* Task description: Below are entries. Copy exactly the lines running from the line that holds "Generate a Python" to the line that holds "plt.rcParams['font.family'] = ['Liberation", with both ends included.

BEGIN

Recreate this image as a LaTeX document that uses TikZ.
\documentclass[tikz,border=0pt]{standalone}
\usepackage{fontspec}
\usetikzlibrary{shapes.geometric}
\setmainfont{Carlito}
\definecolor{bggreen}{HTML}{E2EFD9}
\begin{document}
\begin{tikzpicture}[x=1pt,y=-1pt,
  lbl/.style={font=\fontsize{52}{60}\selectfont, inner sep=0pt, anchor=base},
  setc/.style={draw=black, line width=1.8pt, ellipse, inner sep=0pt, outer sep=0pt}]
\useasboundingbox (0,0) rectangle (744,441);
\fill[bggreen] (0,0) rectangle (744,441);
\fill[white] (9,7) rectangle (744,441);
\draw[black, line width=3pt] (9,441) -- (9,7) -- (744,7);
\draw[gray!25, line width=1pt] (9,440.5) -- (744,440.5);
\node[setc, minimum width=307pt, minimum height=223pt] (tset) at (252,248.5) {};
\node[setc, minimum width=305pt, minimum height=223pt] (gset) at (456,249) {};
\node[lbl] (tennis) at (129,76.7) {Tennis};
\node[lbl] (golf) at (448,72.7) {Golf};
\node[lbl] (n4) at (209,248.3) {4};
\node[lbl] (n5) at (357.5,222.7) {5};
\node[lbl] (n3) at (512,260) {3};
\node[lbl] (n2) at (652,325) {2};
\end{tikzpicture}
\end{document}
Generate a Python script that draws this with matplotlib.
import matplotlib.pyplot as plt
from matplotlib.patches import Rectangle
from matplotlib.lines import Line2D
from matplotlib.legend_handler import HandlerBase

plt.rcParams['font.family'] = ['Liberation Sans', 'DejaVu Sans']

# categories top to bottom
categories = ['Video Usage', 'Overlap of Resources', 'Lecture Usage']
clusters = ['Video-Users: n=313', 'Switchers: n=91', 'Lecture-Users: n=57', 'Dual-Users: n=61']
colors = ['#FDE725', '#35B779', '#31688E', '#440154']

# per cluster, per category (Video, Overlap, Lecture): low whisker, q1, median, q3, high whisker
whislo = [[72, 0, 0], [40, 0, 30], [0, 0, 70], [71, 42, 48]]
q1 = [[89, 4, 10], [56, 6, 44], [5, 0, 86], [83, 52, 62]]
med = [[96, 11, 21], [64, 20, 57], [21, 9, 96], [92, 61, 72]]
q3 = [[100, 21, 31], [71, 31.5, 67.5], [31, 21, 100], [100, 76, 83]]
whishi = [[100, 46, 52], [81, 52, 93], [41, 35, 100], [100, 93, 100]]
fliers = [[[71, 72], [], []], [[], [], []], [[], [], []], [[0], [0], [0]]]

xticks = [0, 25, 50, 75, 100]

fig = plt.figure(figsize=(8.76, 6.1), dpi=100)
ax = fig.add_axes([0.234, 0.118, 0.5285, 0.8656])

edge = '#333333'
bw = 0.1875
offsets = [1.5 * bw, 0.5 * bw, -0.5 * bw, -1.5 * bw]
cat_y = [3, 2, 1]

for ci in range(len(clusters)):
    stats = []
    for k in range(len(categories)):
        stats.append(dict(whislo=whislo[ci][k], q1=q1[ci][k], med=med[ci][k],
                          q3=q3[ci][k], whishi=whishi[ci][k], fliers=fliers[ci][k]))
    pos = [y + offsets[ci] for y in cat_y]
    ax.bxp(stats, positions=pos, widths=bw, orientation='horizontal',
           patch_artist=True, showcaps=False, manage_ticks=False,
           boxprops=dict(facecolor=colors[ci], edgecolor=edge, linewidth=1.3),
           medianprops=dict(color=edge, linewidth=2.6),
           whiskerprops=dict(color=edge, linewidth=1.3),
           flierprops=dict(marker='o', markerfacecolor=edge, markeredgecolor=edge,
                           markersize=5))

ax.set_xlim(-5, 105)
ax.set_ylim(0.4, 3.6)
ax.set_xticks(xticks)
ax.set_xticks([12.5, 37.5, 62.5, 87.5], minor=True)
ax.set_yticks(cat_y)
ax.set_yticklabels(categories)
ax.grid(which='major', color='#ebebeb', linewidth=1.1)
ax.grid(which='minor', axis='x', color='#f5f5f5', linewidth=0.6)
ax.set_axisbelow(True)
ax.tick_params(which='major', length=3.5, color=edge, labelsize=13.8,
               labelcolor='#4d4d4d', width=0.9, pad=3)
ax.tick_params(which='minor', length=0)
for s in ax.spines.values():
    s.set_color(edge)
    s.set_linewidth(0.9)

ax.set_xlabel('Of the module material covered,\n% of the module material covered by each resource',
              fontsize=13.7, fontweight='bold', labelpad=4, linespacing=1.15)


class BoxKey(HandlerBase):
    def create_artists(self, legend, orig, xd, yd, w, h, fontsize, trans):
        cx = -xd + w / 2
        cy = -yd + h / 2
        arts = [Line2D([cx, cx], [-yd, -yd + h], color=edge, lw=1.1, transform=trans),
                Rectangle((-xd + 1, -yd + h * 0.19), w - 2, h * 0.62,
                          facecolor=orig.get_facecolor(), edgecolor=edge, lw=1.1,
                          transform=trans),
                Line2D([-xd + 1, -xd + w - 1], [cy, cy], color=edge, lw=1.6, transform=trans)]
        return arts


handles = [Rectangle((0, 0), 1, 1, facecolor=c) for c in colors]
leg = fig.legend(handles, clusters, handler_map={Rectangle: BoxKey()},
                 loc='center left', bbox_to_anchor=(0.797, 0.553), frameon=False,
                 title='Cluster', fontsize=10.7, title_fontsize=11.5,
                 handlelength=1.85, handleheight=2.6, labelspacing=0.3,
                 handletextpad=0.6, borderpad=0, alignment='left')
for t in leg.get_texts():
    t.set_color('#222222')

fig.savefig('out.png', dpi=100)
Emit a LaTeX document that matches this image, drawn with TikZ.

END

* Solution to this problem:
Generate a Python script that draws this with matplotlib.
import matplotlib.pyplot as plt
from matplotlib.patches import Rectangle
from matplotlib.lines import Line2D
from matplotlib.legend_handler import HandlerBase

plt.rcParams['font.family'] = ['Liberation Sans', 'DejaVu Sans']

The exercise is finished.